Saturday, December 29, 2007

Marie Antoinette and Le Petite Trianon

The show at the Legion on Marie Antoinette’s decorative arts, paintings and sculpture that adorned the Petite Trianon is quite sumptuous. Based on the Grand Trianon, a retreat area the King had enjoyed as a child, Petit Trianon was completed on the Versailles grounds in 1768. Initially built as a gift from Louis XV to his mistress Madame de Pompadour, the main building of this “natural getaway” features architecture in the new neo-Classical style and exceptional interior woodwork.

When Louis XVI took the throne in 1775, he gave Petit Trianon as a gift to Marie Antoinette. Despite the fact that no cost was spared to make the building over to suit the Queen's taste and allow her to make it her own, it never really lost the taint of being associated with the most dominant royal mistress in French history. (PBS website).
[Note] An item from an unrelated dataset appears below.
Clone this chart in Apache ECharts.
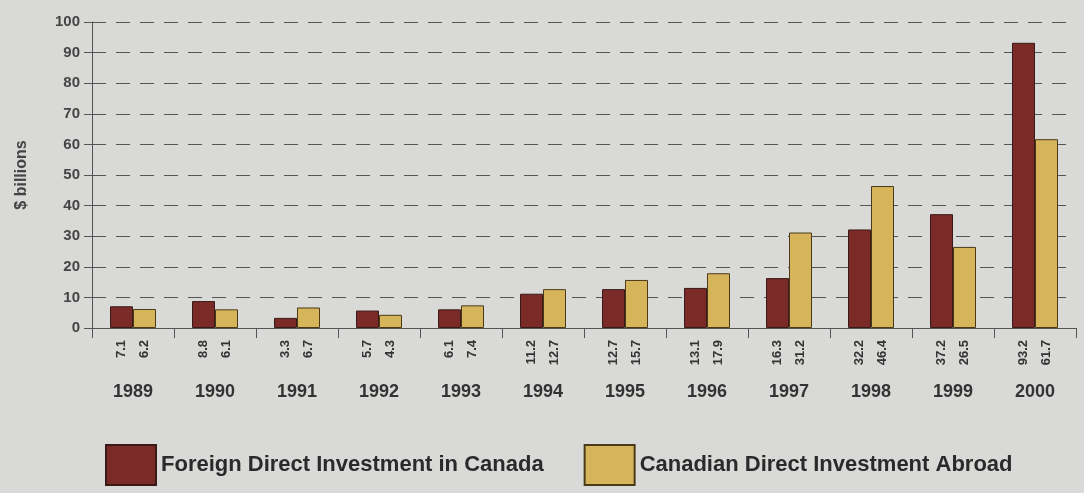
<!DOCTYPE html>
<html>
<head>
<meta charset="utf-8">
<script src="https://cdn.jsdelivr.net/npm/echarts@6/dist/echarts.min.js"></script>
<style>
    html, body { margin: 0; padding: 0; background: #d9d9d7; }
    #chart { width: 1084px; height: 493px; }
</style>
</head>
<body>
<div id="chart"></div>
<script>
    // data
    let years = ['1989', '1990', '1991', '1992', '1993', '1994', '1995', '1996', '1997', '1998', '1999', '2000']
    let foreignIn = [7.1, 8.8, 3.3, 5.7, 6.1, 11.2, 12.7, 13.1, 16.3, 32.2, 37.2, 93.2]
    let canadianOut = [6.2, 6.1, 6.7, 4.3, 7.4, 12.7, 15.7, 17.9, 31.2, 46.4, 26.5, 61.7]

    let chart = echarts.init(document.getElementById('chart'))

    /*
    * value printed vertically under each bar
    * */
    let valueLabel = {
        show: true,
        position: 'bottom',
        distance: 12,
        rotate: 90,
        align: 'right',
        verticalAlign: 'middle',
        color: '#333',
        fontFamily: 'Liberation Sans',
        fontSize: 13,
        fontWeight: 'bold'
    }

    chart.setOption({
        backgroundColor: '#d9d9d7',
        grid: { left: 92, right: 8, top: 22, bottom: 165 },
        legend: {
            left: 100,
            bottom: 2,
            icon: 'rect',
            itemWidth: 50,
            itemHeight: 40,
            itemGap: 40,
            textStyle: { color: '#2a2a2a', fontFamily: 'Liberation Sans', fontSize: 22, fontWeight: 'bold', padding: [8, 0, 0, 0] },
            data: ['Foreign Direct Investment in Canada', 'Canadian Direct Investment Abroad']
        },
        xAxis: {
            type: 'category',
            data: years,
            axisLine: { lineStyle: { color: '#555', width: 1 } },
            axisTick: { show: true, length: 10, lineStyle: { color: '#555' } },
            axisLabel: {
                margin: 55,
                color: '#333',
                fontFamily: 'Liberation Sans',
                fontSize: 18,
                fontWeight: 'bold'
            }
        },
        yAxis: {
            type: 'value',
            min: 0,
            max: 100,
            interval: 10,
            name: '$ billions',
            nameLocation: 'middle',
            nameGap: 62,
            nameTextStyle: { color: '#444', fontFamily: 'Liberation Sans', fontSize: 16, fontWeight: 'bold' },
            axisLine: { show: true, lineStyle: { color: '#555' } },
            axisTick: { show: true, length: 8, lineStyle: { color: '#555' } },
            axisLabel: { color: '#444', fontFamily: 'Liberation Sans', fontSize: 15, fontWeight: 'bold', margin: 12 },
            splitLine: { lineStyle: { color: '#555', type: [14, 10], width: 1 } }
        },
        series: [{
            name: 'Foreign Direct Investment in Canada',
            type: 'bar',
            data: foreignIn,
            barWidth: 23,
            barGap: '0%',
            itemStyle: { color: '#7b2b27', borderColor: '#3a1a16', borderWidth: 1 },
            label: valueLabel
        }, {
            name: 'Canadian Direct Investment Abroad',
            type: 'bar',
            data: canadianOut,
            barWidth: 23,
            itemStyle: { color: '#d6b55a', borderColor: '#4a3a1a', borderWidth: 1 },
            label: valueLabel
        }]
    })
</script>
</body>
</html>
18th Century artwork has never held much interest for me but it was fascinating to view the original works – works that have been copied so often and so poorly. They have an exquisite delicacy that reproductions cannot capture. Images of roses and cornflowers adorn everything – including some of the fancy porcelain that was used in the dairy at Trianon – show her exquisite taste but also, her complete distance from the reality of the majority of the French at the time. The carved and gilded furniture and the beautifully recreated rooms give a taste of what life must have been like for the elite, where, as Talleyrand said, “Whoever did not live in the years neighboring 1789 does not know what the pleasure of living means.”
[Fr., Qui n'a pas vecu dans les annees voisines de 1789 ne sait pas ce que c'est le palisir de vivre.]
(Images from the Legion’s website; information on Marie Antoinette from the PBS and Legions’ website).